我个人认为,中国哲学对世界的最大贡献,就是在西方个人主义意识形态以外,提供了一个重要的选择。在此,我想简要谈谈中国哲学思想中“天下”和“家”的理念。
过去几年里,我主持了北京大学博古睿研究中心以“天下”为主题的一系列国际会议,以超越国际关系的思维,探索世界文化中可以利用的资源,寻求一种新的、共享的全球秩序——以天下观天下。在中国的传统文化中,“以天下为己任”始终是一个重要的价值观。它不仅超越了个人,还超越了单一的国家概念,是将世界作为一个共同体,观照“天下”人民的相互关联、相互渗透的共同生活。在当今世界分裂、纷乱的背景下,学术界有责任去倡导这样的叙事,以推动建立一个更加稳定、和谐的世界。
中国的“家哲学”源远流长,从家庭到国家,“家”的理念无处不在、生生不息。儒家伦理始于个人身份如何在人类叙事中出现,从根本上不同于基础个人主义的假设。儒家的政治观是家庭、国家和世界之间的同构,其中国家和世界是家庭的拟像。“家”作为一种价值观为中国文化从古至今提供了凝聚力,这种价值观的意义值得中国以外的世界主要文明反思、学习和借鉴。中国的“家哲学”为解决当前世界面临的困境提供了一个新的思路,应更加重视和挖掘其意义和价值。
《儒家孔子》稻田画。仲雁铭 摄
事实证明,当前的国际秩序在应对人们今天面临的许多问题时已暴露出明显不足。那么,受儒家文化启发的国际秩序会是什么样呢?我认为,这个模型中不存在任何作为霸权凌驾于其他秩序之上的单一、享有特权、占主导地位的秩序,每个国家身份都源于其在世界有机体的生命机能中形成的独特关系模式,而这个生机勃勃的全球生态本身就是由这些独特的国家相互适应而产生的整体性和包容性的秩序。
中新社记者:有幸来到您家中做客,也想借此机会请您讲讲自己的故事。您在研究中国这条道路上已走过半个多世纪,您为何做出这样的人生选择?
安乐哲:我年轻时醉心于写诗,却又时常觉得自己内心空虚,没什么好抒发的。1966年夏天,18岁的我去了香港,想在新的环境里寻找写诗的体验。
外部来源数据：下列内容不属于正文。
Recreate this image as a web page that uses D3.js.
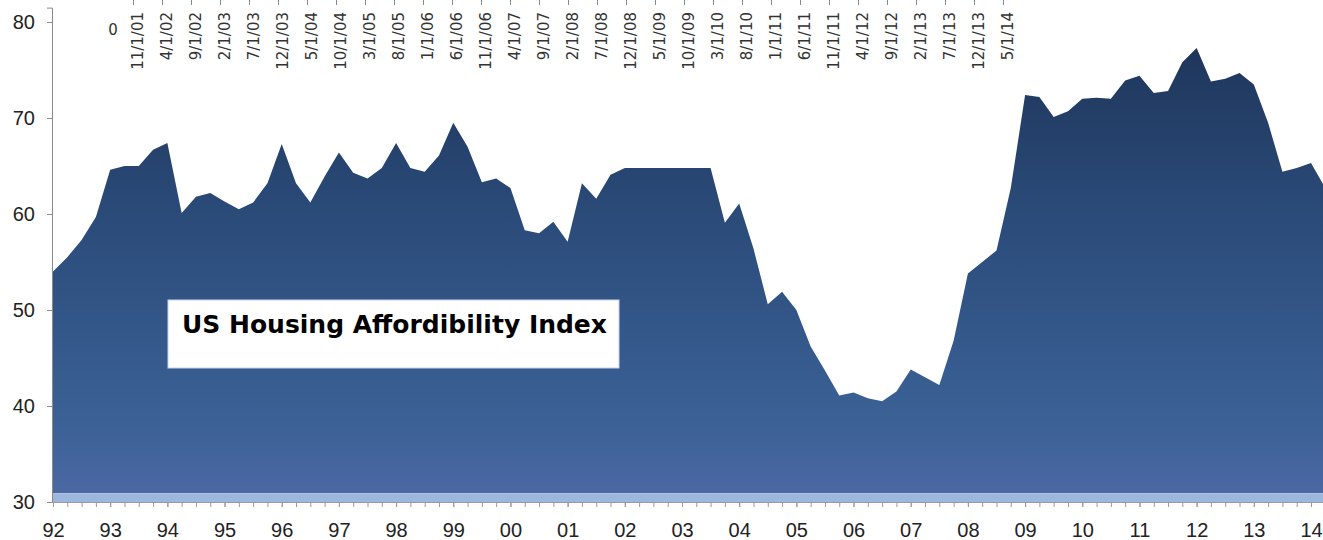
<!DOCTYPE html>
<html lang="en">
<head>
<meta charset="UTF-8">
<title>US Housing Affordability Index</title>
<script src="https://cdn.jsdelivr.net/npm/d3@7"></script>
<style>
  body { margin: 0; background: #fff; }
  svg { display: block; }
</style>
</head>
<body>
<div id="chart"></div>
<script>
// quarterly index values, 1992 Q1 .. 2014 Q2
var startYear = 1992;
var values = [
  54.0, 55.5, 57.3, 59.7,
  64.6, 65.0, 65.0, 66.7,
  67.4, 60.1, 61.8, 62.2,
  61.3, 60.5, 61.2, 63.2,
  67.3, 63.2, 61.2, 63.9,
  66.4, 64.3, 63.7, 64.8,
  67.4, 64.8, 64.4, 66.1,
  69.5, 67.0, 63.3, 63.7,
  62.7, 58.3, 58.0, 59.2,
  57.1, 63.2, 61.6, 64.1,
  64.8, 64.8, 64.8, 64.8,
  64.8, 64.8, 64.8, 59.1,
  61.1, 56.4, 50.6, 51.9,
  50.0, 46.2, 43.7, 41.1,
  41.4, 40.8, 40.5, 41.5,
  43.8, 43.0, 42.2, 46.8,
  53.8, 55.0, 56.2, 62.7,
  72.4, 72.2, 70.1, 70.7,
  72.0, 72.1, 72.0, 73.9,
  74.4, 72.6, 72.8, 75.8,
  77.3, 73.8, 74.1, 74.7,
  73.5, 69.5, 64.4, 64.8,
  65.3, 62.7
];
var yearTicks = [1992, 1993, 1994, 1995, 1996, 1997, 1998, 1999, 2000, 2001, 2002,
                 2003, 2004, 2005, 2006, 2007, 2008, 2009, 2010, 2011, 2012, 2013, 2014];
var yearLabels = ["92", "93", "94", "95", "96", "97", "98", "99", "00", "01", "02",
                  "03", "04", "05", "06", "07", "08", "09", "10", "11", "12", "13", "14"];
var yTicks = [30, 40, 50, 60, 70, 80];
// stray date axis along the top
var topLabels = ["11/1/01", "4/1/02", "9/1/02", "2/1/03", "7/1/03", "12/1/03", "5/1/04",
  "10/1/04", "3/1/05", "8/1/05", "1/1/06", "6/1/06", "11/1/06", "4/1/07", "9/1/07",
  "2/1/08", "7/1/08", "12/1/08", "5/1/09", "10/1/09", "3/1/10", "8/1/10", "1/1/11",
  "6/1/11", "11/1/11", "4/1/12", "9/1/12", "2/1/13", "7/1/13", "12/1/13", "5/1/14"];
var title = "US Housing Affordibility Index";

var width = 1323, height = 540;

var svg = d3.select("#chart").append("svg")
    .attr("width", width)
    .attr("height", height);

var x = d3.scaleLinear().domain([1992, 2014]).range([53, 1311]);
var y = d3.scaleLinear().domain([30, 81.5]).range([502, 7.6]);
var xTop = d3.scalePoint().domain(topLabels).range([133, 1003]);

// gradient for the area
var defs = svg.append("defs");
var grad = defs.append("linearGradient")
    .attr("id", "fillGrad")
    .attr("gradientUnits", "userSpaceOnUse")
    .attr("x1", 0).attr("y1", y(80))
    .attr("x2", 0).attr("y2", y(30.9));
grad.append("stop").attr("offset", "0%").attr("stop-color", "#1d3357");
grad.append("stop").attr("offset", "45%").attr("stop-color", "#2c4d7c");
grad.append("stop").attr("offset", "85%").attr("stop-color", "#3b6196");
grad.append("stop").attr("offset", "100%").attr("stop-color", "#4b68a3");

// area
var area = d3.area()
    .x(function(d, i) { return x(startYear + i / 4); })
    .y0(y(30.9))
    .y1(function(d) { return y(d); });

svg.append("path")
    .attr("d", area(values))
    .attr("fill", "url(#fillGrad)");

// light floor band
svg.append("rect")
    .attr("x", x(1992) - 1)
    .attr("y", y(30.9))
    .attr("width", width - x(1992) + 1)
    .attr("height", y(30) - y(30.9))
    .attr("fill", "#9db6de");

// y axis
var yAxis = svg.append("g")
    .attr("transform", "translate(" + (x(1992) - 1) + ",0)")
    .call(d3.axisLeft(y).tickValues(yTicks).tickSize(5).tickPadding(12));
yAxis.select(".domain").attr("stroke", "#8a8a8a");
yAxis.selectAll(".tick line").attr("stroke", "#8a8a8a");
yAxis.selectAll(".tick text")
    .attr("font-family", "Liberation Sans, Arial, sans-serif")
    .attr("font-size", 20)
    .attr("fill", "#222");

// x axis: quarterly minor ticks
var quarters = d3.range(0, 89).map(function(i) { return startYear + i / 4; });
var xMinor = svg.append("g")
    .attr("transform", "translate(0," + y(30) + ")")
    .call(d3.axisBottom(x).tickValues(quarters).tickFormat("").tickSize(5).tickSizeOuter(0));
xMinor.select(".domain").attr("stroke", "#9a9a9a")
    .attr("d", "M" + (x(1992) - 1) + ",0.5H" + width);
xMinor.selectAll(".tick line").attr("stroke", "#9a9a9a");

// x axis: year labels
var xAxis = svg.append("g")
    .attr("transform", "translate(0," + y(30) + ")")
    .call(d3.axisBottom(x).tickValues(yearTicks)
        .tickFormat(function(d, i) { return yearLabels[i]; })
        .tickSize(5).tickPadding(16));
xAxis.select(".domain").remove();
xAxis.selectAll(".tick line").attr("stroke", "#9a9a9a");
xAxis.selectAll(".tick text")
    .attr("font-family", "Liberation Sans, Arial, sans-serif")
    .attr("font-size", 20)
    .attr("fill", "#222");

// top date axis
var topAxis = svg.append("g")
    .call(d3.axisBottom(xTop).tickSize(5).tickSizeOuter(0).tickFormat(""));
topAxis.select(".domain").remove();
topAxis.selectAll(".tick line").attr("stroke", "#8a8a8a");

svg.append("g").selectAll("text")
    .data(topLabels)
    .join("text")
    .attr("transform", function(d) { return "translate(" + (xTop(d) + 10) + ",12) rotate(-90)"; })
    .attr("text-anchor", "end")
    .attr("font-family", "DejaVu Sans, sans-serif")
    .attr("font-size", 15)
    .attr("fill", "#333")
    .text(function(d) { return d; });

svg.append("text")
    .attr("x", 113)
    .attr("y", 35)
    .attr("text-anchor", "middle")
    .attr("font-family", "DejaVu Sans, sans-serif")
    .attr("font-size", 15)
    .attr("fill", "#333")
    .text("0");

// title box
svg.append("rect")
    .attr("x", 168).attr("y", 300)
    .attr("width", 451).attr("height", 68)
    .attr("fill", "#fff")
    .attr("stroke", "#c5d3ea")
    .attr("stroke-width", 1);

svg.append("text")
    .attr("x", 182).attr("y", 333)
    .attr("font-family", "DejaVu Sans, Verdana, sans-serif")
    .attr("font-weight", "bold")
    .attr("font-size", 25)
    .attr("fill", "#000")
    .text(title);
</script>
</body>
</html>
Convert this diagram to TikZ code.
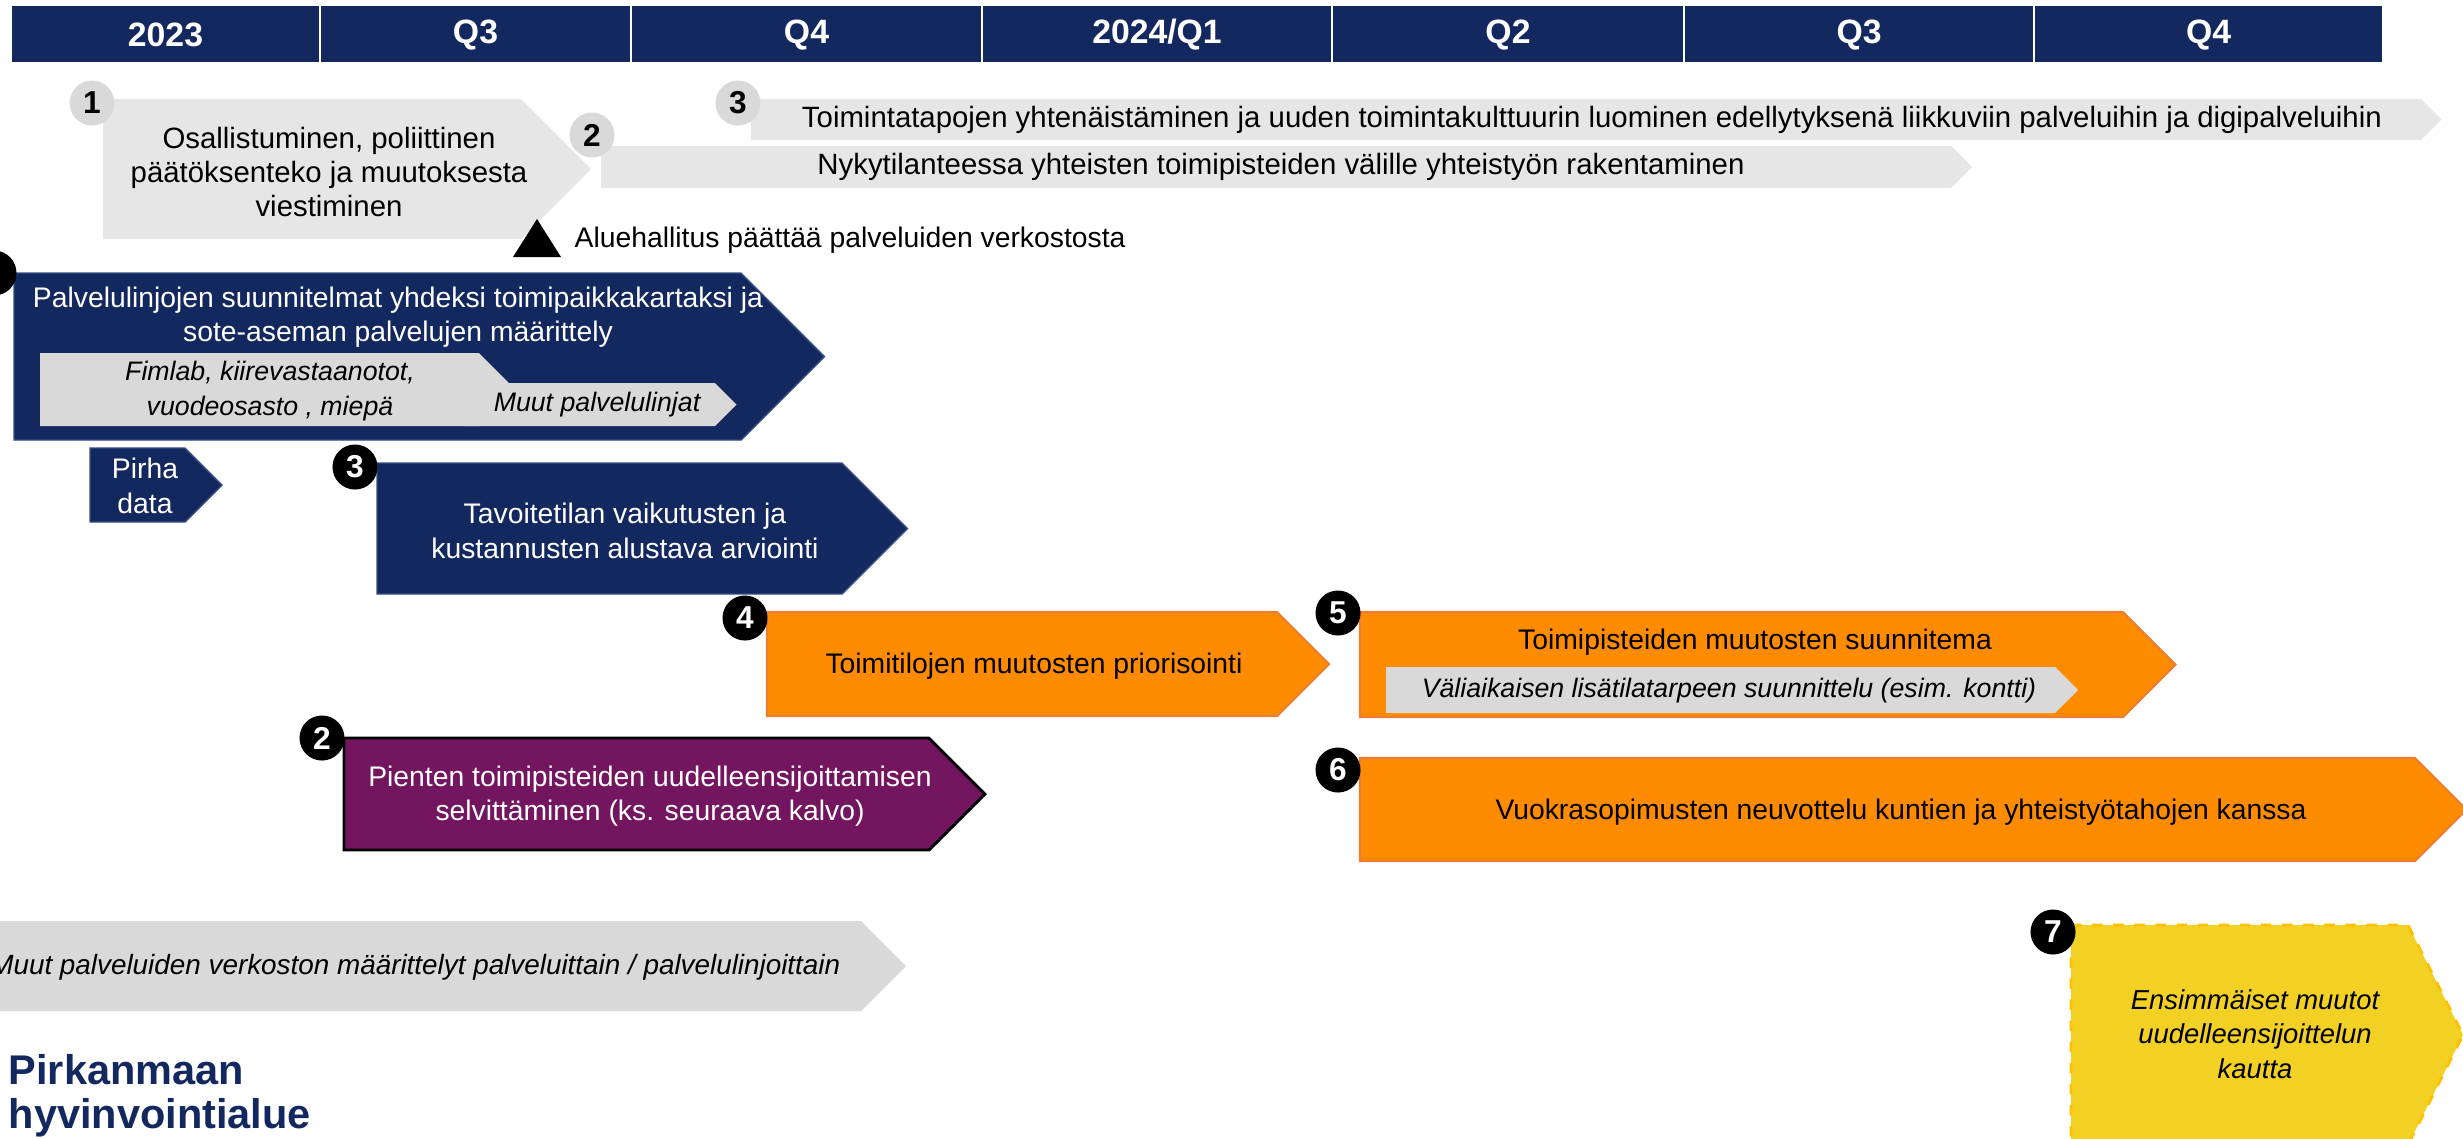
\documentclass[tikz,border=0pt]{standalone}
\usepackage{fontspec}
\setmainfont{Liberation Sans}
\definecolor{pnavy}{RGB}{19,40,94}
\definecolor{pnavyline}{RGB}{52,78,132}
\definecolor{pgrayA}{RGB}{230,230,230}
\definecolor{pgrayB}{RGB}{217,217,217}
\definecolor{porange}{RGB}{255,140,0}
\definecolor{porangeline}{RGB}{237,125,49}
\definecolor{ppurple}{RGB}{115,21,95}
\definecolor{pyellow}{RGB}{242,208,36}
\definecolor{pgold}{RGB}{255,192,0}
% chevron: style, left, top, straight end, bottom
\newcommand{\chev}[5]{\path[#1] (#2,#3) -- (#4,#3) -- ({#4+(#5-#3)/2},{(#3+#5)/2}) -- (#4,#5) -- (#2,#5) -- cycle;}
\newcommand{\badgesize}{0.45cm}

\begin{document}
\begin{tikzpicture}[x=0.01cm,y=-0.01cm,
  hdr/.style={text=white,font=\fontsize{9.6}{11}\selectfont\bfseries},
  txt/.style={align=center,inner sep=0pt,font=\fontsize{8.05}{9.8}\selectfont},
  toptxt/.style={txt,font=\fontsize{8.35}{9.8}\selectfont},
  wtxt/.style={txt,text=white},
  itxt/.style={align=center,inner sep=0pt,font=\fontsize{7.6}{9.8}\selectfont\itshape},
  gnum/.style={circle,fill=pgrayB,minimum size=\badgesize,inner sep=0pt,font=\fontsize{9}{9}\selectfont\bfseries},
  knum/.style={gnum,fill=black,text=white},
  grayA/.style={fill=pgrayA},
  grayB/.style={fill=pgrayB},
  navybox/.style={fill=pnavy,draw=pnavyline,line width=0.4pt},
  orangebox/.style={fill=porange,draw=porangeline,line width=0.6pt},
  purplebox/.style={fill=ppurple,draw=black,line width=0.8pt}]

\useasboundingbox (0,0) rectangle (2463,1138);

% timeline header
\foreach \xa/\xb/\lab [count=\i] in {11/320/2023, 320/631/Q3, 631/982/Q4, 982/1332/{2024/Q1},
    1332/1684/Q2, 1684/2034/Q3, 2034/2383/Q4} {
  \path[fill=pnavy,draw=white,line width=0.7pt] (\xa,5) rectangle (\xb,63);
  \node (h\i) at ({(\xa+\xb)/2},35) [hdr] {\lab};
}

% light grey rows at the top
\chev{grayA}{103}{99}{521}{239}
\chev{grayA}{751}{99}{2421}{140}
\chev{grayA}{601}{146}{1951}{188}
\node (t1) at (329,172) [toptxt] {Osallistuminen, poliittinen\\päätöksenteko ja muutoksesta\\viestiminen};
\node (t3) at (1592,120) [toptxt] {Toimintatapojen yhtenäistäminen ja uuden toimintakulttuurin luominen edellytyksenä liikkuviin palveluihin ja digipalveluihin};
\node (t2) at (1281,167) [toptxt] {Nykytilanteessa yhteisten toimipisteiden välille yhteistyön rakentaminen};
\node (g1) at (92,103) [gnum] {1};
\node (g2) at (592,135) [gnum] {2};
\node (g3) at (738,103) [gnum] {3};

% milestone
\fill (513,257) -- (561,257) -- (537,219) -- cycle;
\node (ms) at (574,240) [txt,anchor=west] {Aluehallitus päättää palveluiden verkostosta};

% service lines
\chev{navybox}{14}{273}{741}{440}
\node (k1) at (-6,273) [knum] {};
\node (pl) at (398,317) [wtxt] {Palvelulinjojen suunnitelmat yhdeksi toimipaikkakartaksi ja\\sote-aseman palvelujen määrittely};
\chev{grayB}{40}{353}{479}{426}
\chev{grayB}{464}{383}{715}{426}
\node (fim) at (270,391) [itxt] {Fimlab, kiirevastaanotot,\\vuodeosasto , miepä};
\node (muut) at (597,405) [itxt] {Muut palvelulinjat};

\chev{navybox}{90}{448}{185}{522}
\node (pirha) at (145,486) [wtxt] {Pirha\\data};

\chev{navybox}{377}{463}{842}{594}
\node (tav) at (625,531) [wtxt] {Tavoitetilan vaikutusten ja\\kustannusten alustava arviointi};
\node (k3) at (355,467) [knum] {3};

% premises
\chev{orangebox}{767}{612}{1277}{716}
\node (prio) at (1034,666) [txt] {Toimitilojen muutosten priorisointi};
\node (k4) at (745,618) [knum] {4};

\chev{orangebox}{1360}{612}{2123}{717}
\node (suun) at (1755,642) [txt] {Toimipisteiden muutosten suunnitema};
\chev{grayB}{1386}{667}{2055}{713}
\node (vali) at (1729,691) [itxt] {Väliaikaisen lisätilatarpeen suunnittelu (esim. kontti)};
\node (k5) at (1338,613) [knum] {5};

\chev{orangebox}{1360}{758}{2415}{861}
\node (vuok) at (1901,812) [txt] {Vuokrasopimusten neuvottelu kuntien ja yhteistyötahojen kanssa};
\node (k6) at (1338,770) [knum] {6};

\chev{purplebox}{344}{738}{929}{850}
\node (pien) at (650,796) [wtxt] {Pienten toimipisteiden uudelleensijoittamisen\\selvittäminen (ks. seuraava kalvo)};
\node (k2) at (322,738) [knum] {2};

\chev{grayB}{-60}{921}{861}{1011}
\node (muut2) at (841,967) [itxt,anchor=east,font=\fontsize{7.92}{9.8}\selectfont\itshape] {Muut palveluiden verkoston määrittelyt palveluittain / palvelulinjoittain};

% first moves
\path[fill=pyellow,draw=pgold,dashed,line width=0.8pt] (2071,925) -- (2408,925) -- (2463,1035) -- (2408,1145) -- (2071,1145) -- cycle;
\node (ens) at (2255,1034) [itxt,font=\fontsize{7.8}{9.8}\selectfont\itshape] {Ensimmäiset muutot\\uudelleensijoittelun\\kautta};
\node (k7) at (2053,932) [knum] {7};

\node (logo) at (8,1096) [anchor=west,align=left,inner sep=0pt,text=pnavy,
  font=\fontsize{11.8}{12.5}\selectfont\bfseries] {Pirkanmaan\\hyvinvointialue};

\end{tikzpicture}
\end{document}
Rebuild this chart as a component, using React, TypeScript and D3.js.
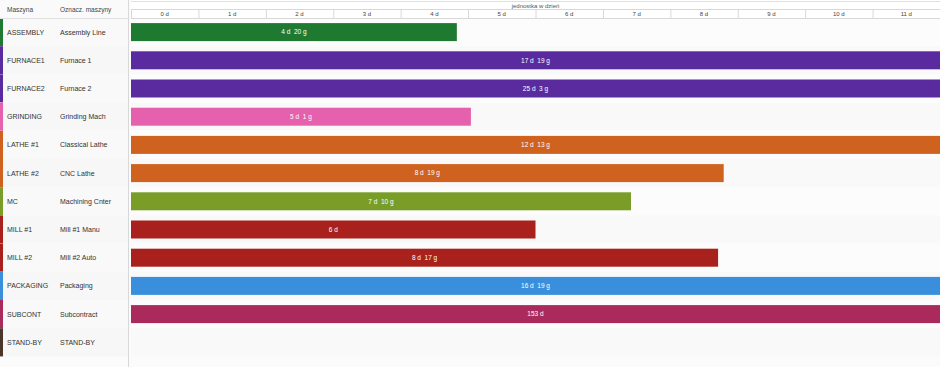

然而,我不仅收获了非同寻常的人生体验,更发现了一个颠覆我以往认知的全新世界。
那年暑假,我在香港九龙的新亚书院读书,遇到了新亚书院的创办人之一、哲学名家唐君毅先生,这是改变我一生的经历。我非常投入地学习他的思想,这也构成了我和他关系的基石。我在香港遇到的另一位老师是劳思光先生,当时他是香港中文大学的年轻教授,我常去上他的课,并建立了亲密的友谊。就像大家总是多年后,才能意识到最好的老师对自己所产生的深远影响,唐君毅先生和劳思光先生对我来说就是如此重要的老师。他们都将中国哲学置于世界哲学的全景中看待,是世界性的哲学家。而我在这些年的研究中始终坚持中国哲学是世界性的,正是深受他们的影响。
此外,我还发现,在中国这片土地上,人与人之间的互惠关系比个人利益重要得多,相互依存感比独立自主感要强烈得多。当时,香港中文大学刚刚开始在山腰上兴建,校园里有其他外国学生,但我常常和一群中国学生玩在一起,他们也将我视为他们中的一员,对我的生活非常关心和照顾。
给我留下最深、最久印象的,正是这些老师和同学们。与他们相处的过程中,“道不远人”这句话变得生动起来。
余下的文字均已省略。